Asure Software Inc.

09/16/2021 | Press release | Distributed by Public on 09/16/2021 15:22

Amended And Restated Credit Agreement (Form 8-K)

Entry into a Material Definitive Agreement

On September 10, 2021, we entered into a Loan and Security Agreement (the 'Loan Agreement') with Structural Capital Investments III, LP ('Structural' and together with the other lenders that are or become parties thereto, the 'Lenders'), and Ocean II PLO LLC, as administrative and collateral agent for Structural and the Lenders ('Agent'), under the terms of which the Lenders have committed to lend us up to $50 million in term loan financing to support our growth needs (the 'Facility') until March 31, 2022. We also entered into a secured promissory note with the Agent evidencing our obligations under the Facility. Our obligations are further guaranteed by each of our subsidiaries and secured by our assets and the assets of our subsidiaries.

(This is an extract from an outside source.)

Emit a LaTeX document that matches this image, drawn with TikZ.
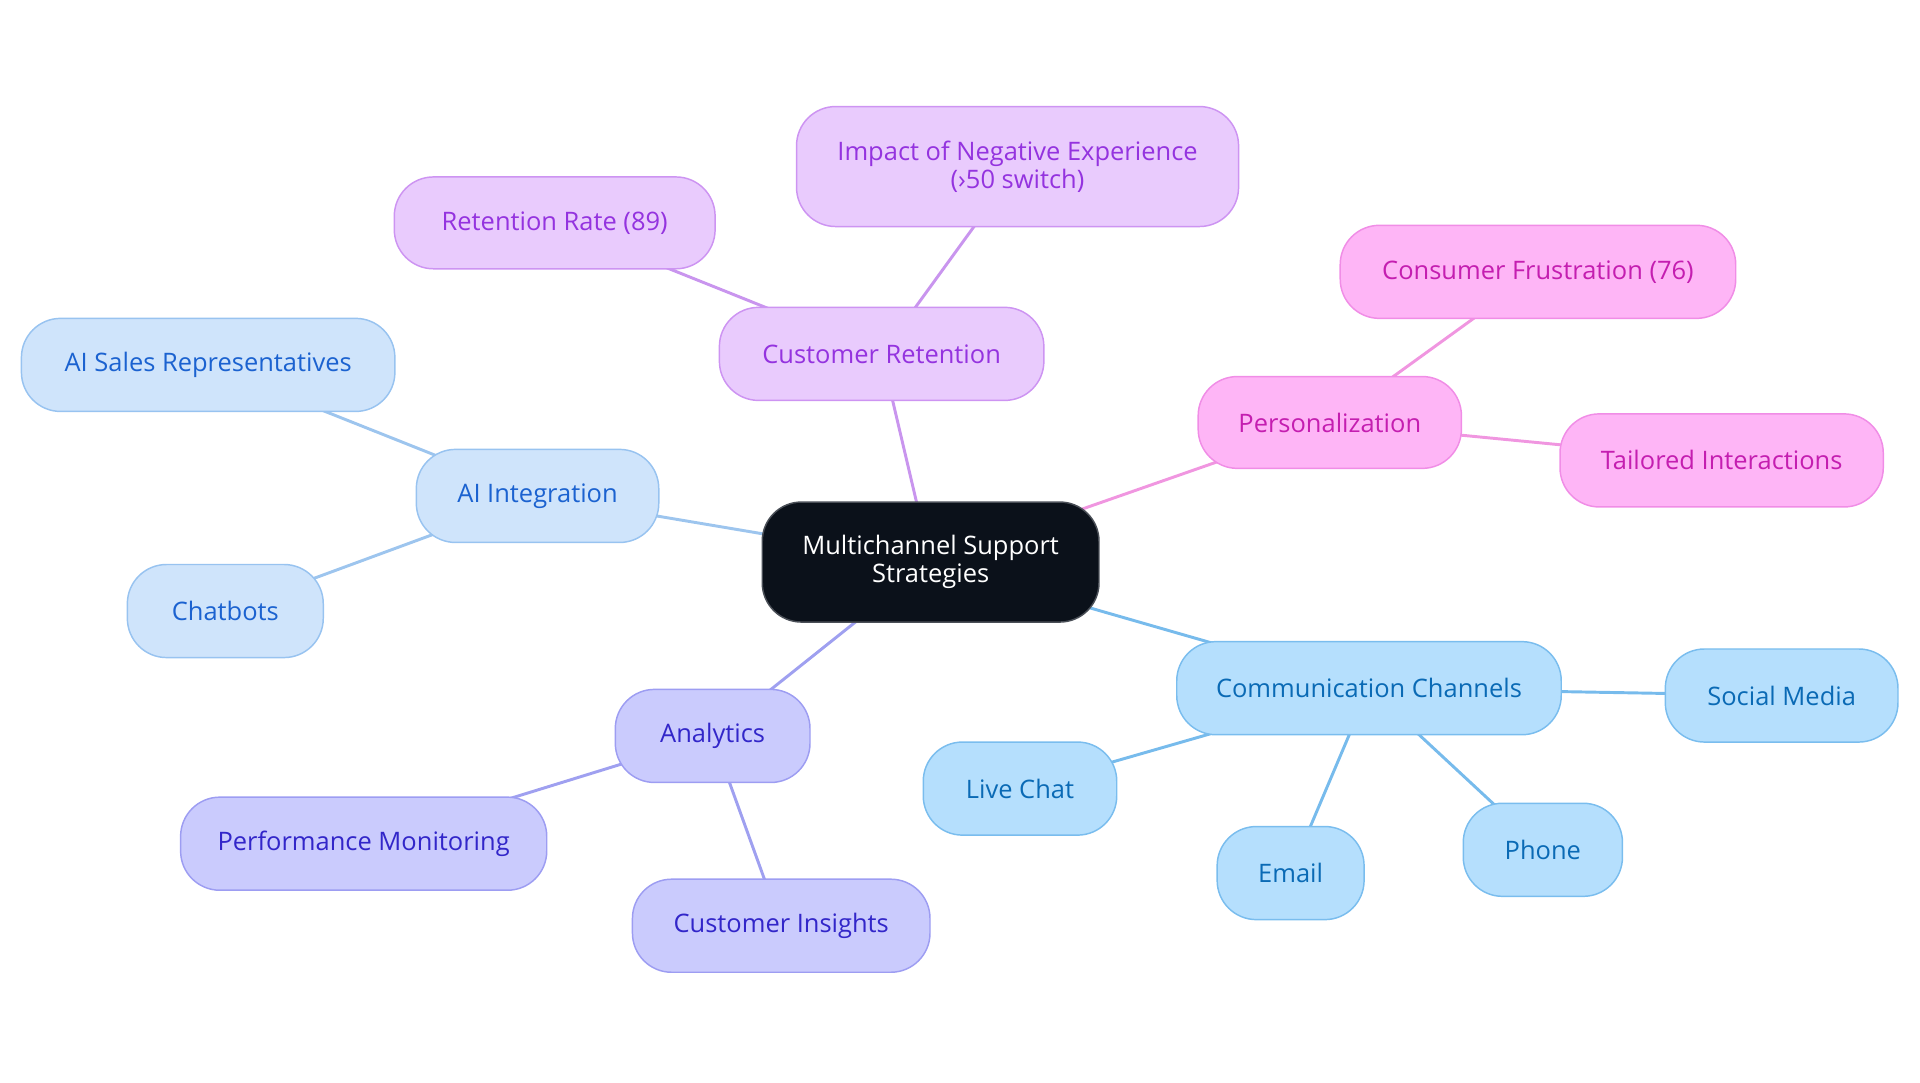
\documentclass[tikz,border=0pt]{standalone}
\usepackage{fontspec}
\setmainfont{Open Sans}
\usetikzlibrary{backgrounds}
\definecolor{cfill}{HTML}{0B111A}
\definecolor{cbord}{HTML}{4A4F57}
\definecolor{pufill}{HTML}{E9CBFD}
\definecolor{pubord}{HTML}{CD94F2}
\definecolor{putext}{HTML}{9433DF}
\definecolor{puline}{HTML}{C995EE}
\definecolor{pifill}{HTML}{FEB5F6}
\definecolor{pibord}{HTML}{F08DE6}
\definecolor{pitext}{HTML}{C41EB0}
\definecolor{piline}{HTML}{F096E0}
\definecolor{aifill}{HTML}{CFE4FB}
\definecolor{aibord}{HTML}{98C3F0}
\definecolor{aitext}{HTML}{1B62D0}
\definecolor{ailine}{HTML}{9DC5EE}
\definecolor{lafill}{HTML}{CACBFD}
\definecolor{labord}{HTML}{9D9DF2}
\definecolor{latext}{HTML}{3226C9}
\definecolor{laline}{HTML}{9FA0F0}
\definecolor{skfill}{HTML}{B5DFFD}
\definecolor{skbord}{HTML}{7ABDEE}
\definecolor{sktext}{HTML}{0A6AB5}
\definecolor{skline}{HTML}{77BBEC}
\tikzset{
  box/.style={rectangle, rounded corners=16pt, line width=0.6pt, inner sep=0pt,
    align=center, font=\fontsize{10.4}{11.5}\selectfont, minimum height=38pt},
  central/.style={box, fill=cfill, draw=cbord, text=white, minimum height=49pt},
  pubox/.style={box, fill=pufill, draw=pubord, text=putext},
  pibox/.style={box, fill=pifill, draw=pibord, text=pitext},
  aibox/.style={box, fill=aifill, draw=aibord, text=aitext},
  labox/.style={box, fill=lafill, draw=labord, text=latext},
  skbox/.style={box, fill=skfill, draw=skbord, text=sktext},
  edge/.style={line width=1.2pt}
}
\begin{document}
\begin{tikzpicture}[x=0.5pt, y=-0.5pt]
\useasboundingbox (0,0) rectangle (1568,884.4);
\node[central, minimum width=137.5pt] (c) at (760,459) {Multichannel Support\\Strategies};
% purple
\node[pubox, minimum width=132.5pt] (cr) at (720,289) {Customer Retention};
\node[pubox, minimum width=131pt, minimum height=37.5pt] (rr) at (453,182) {Retention Rate (89)};
\node[pubox, minimum width=180.5pt, minimum height=49pt] (im) at (831,136) {Impact of Negative Experience\\(›50 switch)};
% pink
\node[pibox, minimum width=107.5pt, minimum height=37.5pt] (pe) at (1086,345) {Personalization};
\node[pibox, minimum width=161.5pt] (cf) at (1256,222) {Consumer Frustration (76)};
\node[pibox, minimum width=132pt] (ti) at (1406,376) {Tailored Interactions};
% light blue
\node[aibox, minimum width=99pt] (ai) at (439,405) {AI Integration};
\node[aibox, minimum width=152.5pt] (as) at (170,298) {AI Sales Representatives};
\node[aibox, minimum width=80pt] (cb) at (184,499) {Chatbots};
% lavender
\node[labox, minimum width=79.5pt] (an) at (582,601) {Analytics};
\node[labox, minimum width=149.5pt] (pm) at (297,689) {Performance Monitoring};
\node[labox, minimum width=121.5pt] (ci) at (638,756) {Customer Insights};
% sky
\node[skbox, minimum width=157pt] (cc) at (1118,562) {Communication Channels};
\node[skbox, minimum width=95pt] (sm) at (1455,568) {Social Media};
\node[skbox, minimum width=79pt] (lc) at (833,644) {Live Chat};
\node[skbox, minimum width=60pt] (em) at (1054,713) {Email};
\node[skbox, minimum width=65pt] (ph) at (1260,694) {Phone};
\begin{pgfonlayer}{background}
\draw[edge, puline] (c.center) -- (cr.center);
\draw[edge, puline] (cr.center) -- (rr.center);
\draw[edge, puline] (cr.center) -- (im.center);
\draw[edge, piline] (c.center) -- (pe.center);
\draw[edge, piline] (pe.center) -- (cf.center);
\draw[edge, piline] (pe.center) -- (ti.center);
\draw[edge, ailine] (c.center) -- (ai.center);
\draw[edge, ailine] (ai.center) -- (as.center);
\draw[edge, ailine] (ai.center) -- (cb.center);
\draw[edge, laline] (c.center) -- (an.center);
\draw[edge, laline] (an.center) -- (pm.center);
\draw[edge, laline] (an.center) -- (ci.center);
\draw[edge, skline] (c.center) -- (cc.center);
\draw[edge, skline] (cc.center) -- (sm.center);
\draw[edge, skline] (cc.center) -- (lc.center);
\draw[edge, skline] (cc.center) -- (em.center);
\draw[edge, skline] (cc.center) -- (ph.center);
\end{pgfonlayer}
\end{tikzpicture}
\end{document}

We had previously entered a commitment letter with Structural with respect to this Facility, which we announced on August 9, 2021, in our quarterly report on Form 10-Q for the period ended June 30, 2021. The commitment letter terminated upon the entering of the Loan Agreement. There were no material changes to the Facility from those terms that we reported on August 9, 2021.

As of September 10, 2021, we have borrowed $30 million under the Facility. We also paid to Lender an origination fee of $500,000.

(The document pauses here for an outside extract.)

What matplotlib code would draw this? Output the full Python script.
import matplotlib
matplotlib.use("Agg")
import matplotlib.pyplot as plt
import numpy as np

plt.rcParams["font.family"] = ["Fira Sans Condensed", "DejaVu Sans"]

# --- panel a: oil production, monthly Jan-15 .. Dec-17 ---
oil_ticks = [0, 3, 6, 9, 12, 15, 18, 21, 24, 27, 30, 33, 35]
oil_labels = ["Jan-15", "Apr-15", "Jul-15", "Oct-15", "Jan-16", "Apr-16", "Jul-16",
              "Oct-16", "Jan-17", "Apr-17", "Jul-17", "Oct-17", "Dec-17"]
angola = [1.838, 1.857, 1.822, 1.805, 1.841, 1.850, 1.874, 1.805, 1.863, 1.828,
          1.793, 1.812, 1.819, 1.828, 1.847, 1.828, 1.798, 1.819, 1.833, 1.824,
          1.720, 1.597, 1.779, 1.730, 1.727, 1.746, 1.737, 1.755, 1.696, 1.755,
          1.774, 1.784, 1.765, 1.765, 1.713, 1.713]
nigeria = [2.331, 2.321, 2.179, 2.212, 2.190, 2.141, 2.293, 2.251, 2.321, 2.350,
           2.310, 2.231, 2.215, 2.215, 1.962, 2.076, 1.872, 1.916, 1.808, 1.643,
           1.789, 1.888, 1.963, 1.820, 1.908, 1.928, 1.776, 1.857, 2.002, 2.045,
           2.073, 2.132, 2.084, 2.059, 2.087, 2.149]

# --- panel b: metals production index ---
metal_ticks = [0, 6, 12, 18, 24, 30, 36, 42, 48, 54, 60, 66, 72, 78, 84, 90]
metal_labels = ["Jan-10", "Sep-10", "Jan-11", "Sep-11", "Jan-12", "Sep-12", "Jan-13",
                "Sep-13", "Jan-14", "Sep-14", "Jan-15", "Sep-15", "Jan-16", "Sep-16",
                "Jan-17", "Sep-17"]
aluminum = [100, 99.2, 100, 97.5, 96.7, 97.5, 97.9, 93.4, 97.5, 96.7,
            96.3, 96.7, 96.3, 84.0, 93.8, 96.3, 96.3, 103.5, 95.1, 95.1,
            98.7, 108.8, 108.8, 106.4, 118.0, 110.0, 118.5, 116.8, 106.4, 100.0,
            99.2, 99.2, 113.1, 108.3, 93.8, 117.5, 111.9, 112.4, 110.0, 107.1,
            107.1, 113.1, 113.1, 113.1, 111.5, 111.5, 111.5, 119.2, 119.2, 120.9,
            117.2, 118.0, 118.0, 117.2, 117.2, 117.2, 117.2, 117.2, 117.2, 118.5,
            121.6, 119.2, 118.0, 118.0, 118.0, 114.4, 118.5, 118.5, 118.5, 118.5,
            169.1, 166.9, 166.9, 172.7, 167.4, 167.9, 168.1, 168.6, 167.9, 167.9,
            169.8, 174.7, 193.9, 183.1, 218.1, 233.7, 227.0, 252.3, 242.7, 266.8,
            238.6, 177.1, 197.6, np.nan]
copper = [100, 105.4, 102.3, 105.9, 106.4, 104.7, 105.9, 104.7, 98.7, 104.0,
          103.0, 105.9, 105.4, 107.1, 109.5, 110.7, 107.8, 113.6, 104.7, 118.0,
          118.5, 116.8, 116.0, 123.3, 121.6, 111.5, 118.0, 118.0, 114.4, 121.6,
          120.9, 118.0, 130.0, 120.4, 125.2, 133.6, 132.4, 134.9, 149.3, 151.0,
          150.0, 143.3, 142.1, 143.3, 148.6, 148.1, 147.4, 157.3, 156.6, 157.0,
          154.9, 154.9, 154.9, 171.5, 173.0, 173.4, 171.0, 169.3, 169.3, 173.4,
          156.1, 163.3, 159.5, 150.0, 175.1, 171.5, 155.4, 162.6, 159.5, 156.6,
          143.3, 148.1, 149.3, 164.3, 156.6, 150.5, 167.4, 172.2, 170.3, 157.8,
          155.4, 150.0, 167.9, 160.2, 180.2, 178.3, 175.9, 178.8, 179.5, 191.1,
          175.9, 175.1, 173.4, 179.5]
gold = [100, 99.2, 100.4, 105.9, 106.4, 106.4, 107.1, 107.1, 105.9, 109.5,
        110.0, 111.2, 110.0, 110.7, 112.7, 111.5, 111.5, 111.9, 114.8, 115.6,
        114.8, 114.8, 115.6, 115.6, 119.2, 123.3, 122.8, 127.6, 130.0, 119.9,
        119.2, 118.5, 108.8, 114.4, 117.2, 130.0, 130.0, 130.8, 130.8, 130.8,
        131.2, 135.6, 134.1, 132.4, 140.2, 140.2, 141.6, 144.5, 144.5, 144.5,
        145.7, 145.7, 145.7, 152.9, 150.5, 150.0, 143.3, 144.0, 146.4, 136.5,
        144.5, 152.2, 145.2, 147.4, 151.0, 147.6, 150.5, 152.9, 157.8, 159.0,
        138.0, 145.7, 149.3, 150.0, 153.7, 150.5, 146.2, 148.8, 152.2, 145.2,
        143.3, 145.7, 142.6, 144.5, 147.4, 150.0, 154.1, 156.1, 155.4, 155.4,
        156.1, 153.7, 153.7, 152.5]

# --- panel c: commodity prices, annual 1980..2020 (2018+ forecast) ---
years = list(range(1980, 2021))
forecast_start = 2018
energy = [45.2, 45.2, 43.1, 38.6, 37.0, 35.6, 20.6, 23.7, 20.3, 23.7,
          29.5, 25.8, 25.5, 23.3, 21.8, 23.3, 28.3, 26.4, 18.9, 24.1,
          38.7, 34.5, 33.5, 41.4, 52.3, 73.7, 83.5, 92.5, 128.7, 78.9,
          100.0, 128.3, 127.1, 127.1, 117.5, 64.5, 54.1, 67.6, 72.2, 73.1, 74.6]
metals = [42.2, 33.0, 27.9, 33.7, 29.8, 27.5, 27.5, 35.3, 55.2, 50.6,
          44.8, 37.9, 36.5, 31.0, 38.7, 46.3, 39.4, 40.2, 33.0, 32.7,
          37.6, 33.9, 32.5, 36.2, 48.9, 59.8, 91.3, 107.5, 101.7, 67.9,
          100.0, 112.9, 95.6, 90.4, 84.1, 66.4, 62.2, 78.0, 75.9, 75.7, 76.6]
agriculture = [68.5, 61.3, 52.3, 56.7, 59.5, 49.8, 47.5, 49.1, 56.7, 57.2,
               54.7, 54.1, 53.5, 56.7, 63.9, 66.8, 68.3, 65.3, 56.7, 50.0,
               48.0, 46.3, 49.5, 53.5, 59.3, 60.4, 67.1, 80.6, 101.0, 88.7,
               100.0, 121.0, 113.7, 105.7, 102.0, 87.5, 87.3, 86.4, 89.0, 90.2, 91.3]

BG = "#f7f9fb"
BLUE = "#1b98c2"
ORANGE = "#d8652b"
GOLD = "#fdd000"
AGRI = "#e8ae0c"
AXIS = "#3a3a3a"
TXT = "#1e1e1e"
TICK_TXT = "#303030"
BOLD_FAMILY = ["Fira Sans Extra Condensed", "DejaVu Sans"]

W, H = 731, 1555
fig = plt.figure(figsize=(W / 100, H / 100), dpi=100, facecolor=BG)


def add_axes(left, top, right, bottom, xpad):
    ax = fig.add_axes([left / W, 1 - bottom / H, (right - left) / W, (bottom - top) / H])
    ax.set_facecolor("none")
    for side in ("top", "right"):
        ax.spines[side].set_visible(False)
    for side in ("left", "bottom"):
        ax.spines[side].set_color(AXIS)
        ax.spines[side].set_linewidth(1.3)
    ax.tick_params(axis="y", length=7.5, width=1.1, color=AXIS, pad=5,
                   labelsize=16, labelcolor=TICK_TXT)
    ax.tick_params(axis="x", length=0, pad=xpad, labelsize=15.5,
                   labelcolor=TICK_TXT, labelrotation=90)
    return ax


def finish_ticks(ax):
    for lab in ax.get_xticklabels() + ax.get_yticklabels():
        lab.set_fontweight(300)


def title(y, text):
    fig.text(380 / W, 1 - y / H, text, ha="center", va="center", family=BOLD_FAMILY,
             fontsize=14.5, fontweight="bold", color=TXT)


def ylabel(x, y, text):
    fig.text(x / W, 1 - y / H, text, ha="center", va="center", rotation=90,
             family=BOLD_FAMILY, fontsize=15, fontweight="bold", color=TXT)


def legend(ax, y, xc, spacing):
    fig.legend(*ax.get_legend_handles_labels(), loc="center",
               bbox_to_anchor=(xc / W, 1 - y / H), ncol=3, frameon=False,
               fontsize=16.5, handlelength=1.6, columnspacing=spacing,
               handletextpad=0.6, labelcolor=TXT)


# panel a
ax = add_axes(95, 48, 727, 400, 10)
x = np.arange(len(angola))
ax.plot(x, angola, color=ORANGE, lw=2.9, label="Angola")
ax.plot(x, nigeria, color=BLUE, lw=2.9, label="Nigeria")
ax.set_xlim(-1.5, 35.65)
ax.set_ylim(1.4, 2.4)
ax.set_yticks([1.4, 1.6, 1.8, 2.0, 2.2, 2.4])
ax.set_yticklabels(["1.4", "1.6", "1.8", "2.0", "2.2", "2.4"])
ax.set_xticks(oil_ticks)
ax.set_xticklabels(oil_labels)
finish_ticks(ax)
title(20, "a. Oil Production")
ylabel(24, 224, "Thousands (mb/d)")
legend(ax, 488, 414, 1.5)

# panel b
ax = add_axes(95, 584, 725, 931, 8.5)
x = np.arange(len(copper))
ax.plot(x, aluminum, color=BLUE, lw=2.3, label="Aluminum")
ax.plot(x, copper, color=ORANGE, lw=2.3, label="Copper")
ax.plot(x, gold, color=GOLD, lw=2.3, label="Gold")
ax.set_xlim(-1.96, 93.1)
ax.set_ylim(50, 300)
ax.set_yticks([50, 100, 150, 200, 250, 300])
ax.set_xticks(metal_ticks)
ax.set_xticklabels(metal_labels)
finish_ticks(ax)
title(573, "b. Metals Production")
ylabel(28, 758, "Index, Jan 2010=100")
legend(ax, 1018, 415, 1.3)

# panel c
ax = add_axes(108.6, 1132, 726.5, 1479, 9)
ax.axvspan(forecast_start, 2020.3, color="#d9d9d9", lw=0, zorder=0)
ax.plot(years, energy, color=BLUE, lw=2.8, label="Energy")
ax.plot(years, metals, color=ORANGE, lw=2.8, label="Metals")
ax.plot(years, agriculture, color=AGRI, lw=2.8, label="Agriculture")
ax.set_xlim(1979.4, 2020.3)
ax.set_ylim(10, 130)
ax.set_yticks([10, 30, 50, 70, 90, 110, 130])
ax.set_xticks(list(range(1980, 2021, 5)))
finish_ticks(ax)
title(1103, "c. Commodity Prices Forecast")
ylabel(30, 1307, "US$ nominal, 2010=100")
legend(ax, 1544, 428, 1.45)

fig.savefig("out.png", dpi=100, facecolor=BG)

Interest accrues on any outstanding balance at a rate equal to the greater of 9.0% or the Prime Rate, plus 5.75% (the 'Basic Rate') and is payable in advance. In addition, interest is paid in kind ('PIK') at a rate of 1.00% or 1.25% based on our ARR Ratio (discussed below), measured on a quarterly basis. The PIK interest is added to our outstanding balance and begins accruing interest at the Basic Rate.

Interest only payments are due until October 1, 2023. We could extend our interest only payments until October 1, 2024, if we have achieved an annualized EBITDA of $8.0 million, or $90.0 million of annual recurring revenue before the end of the first twenty-four months of the Facility.

Principal payments begin after the expiration of the interest only period (as extended, if applicable) and are based on a five year amortization schedule, with a balloon payment due on October 1, 2025.

Upon payment in full of the obligations under the Facility, we would pay to Lenders a final payment fee equal to 1.0% of the increase in our market capitalization since September 10, 2021. For this purpose, our base market capitalization is $182.4 million.

We have agreed to provide the Lenders the right to participate in a future offering (whether public or private) on the same terms and conditions as other investors for an amount not to exceed $3.0 million.

There will be no financial covenants if our net cash position is equal to or greater than zero. If our net cash position is less than zero, we would be subject to the following financial covenants:

We must have unrestricted cash of no less than $5.0 million
We must maintain an ARR ratio of no less than 0.70:1.00 for through September 10, 2023; and
We must maintain an ARR ratio of no less than 0.60:1.00 from September 10, 2023, through the remainder of the term of the Facility.

The ARR ratio would be the ratio of our tested debt to our annual recurring revenue and would be measured on a quarterly basis. Our Tested Debt consists of our outstanding obligations under the Facility (exclusive of PIK interest) and any indebtedness issued or earnouts owed to sellers in connection with acquisitions.

We used the loan proceeds from the Facility, in part, to repay our obligations to Wells Fargo N.A. under our third amended and restated credit agreement. We expect to use the remaining proceeds of the Facility for growth related initiatives and acquisitions.

The foregoing description of the Facility, the Loan Agreement and the Secured Promissory Note does not purport to be complete and is qualified in its entirety by reference to the full text of the Loan Agreement and the Secured Promissory Note which are filed as Exhibits 10.1 and 10.2 to this Form 8-K and incorporated herein by reference.


Termination of a Material Definitive Agreement

On September 10, 2021, and in conjunction with our entering the new Facility, we terminated our third amended and restated credit agreement (the 'Wells Fargo Facility') dated December 31, 2019, with Wells Fargo N.A. ('Wells Fargo') and paid Wells Fargo an aggregate amount of approximately $9.925 million (the 'Payoff Amount') in full payment of our outstanding obligations under the Wells Fargo Facility. The Payoff Amount represented $9.750 million due on our outstanding term note, a prepayment premium in the amount of $147,500 and an immaterial amount of interest, fees and other expenses due to Wells Fargo.

Our commitment letter with Structural was also terminated on September 10, 2021, in conjunction with the closing of the new Facility.

Creation of a Direct Financial Obligation or an Obligation under an Off-Balance Sheet Arrangement of a Registrant

The information set forth in Item 1.01 is incorporated herein by reference in its entirety.

Financial Statements and Exhibits

(d) Exhibits

*Certain schedules and similar attachments to this agreement have been omitted pursuant to Item 601(a)(5) of Rule S-K. We agree to furnish supplementally a copy of all omitted schedules and attachments to the SEC upon its request.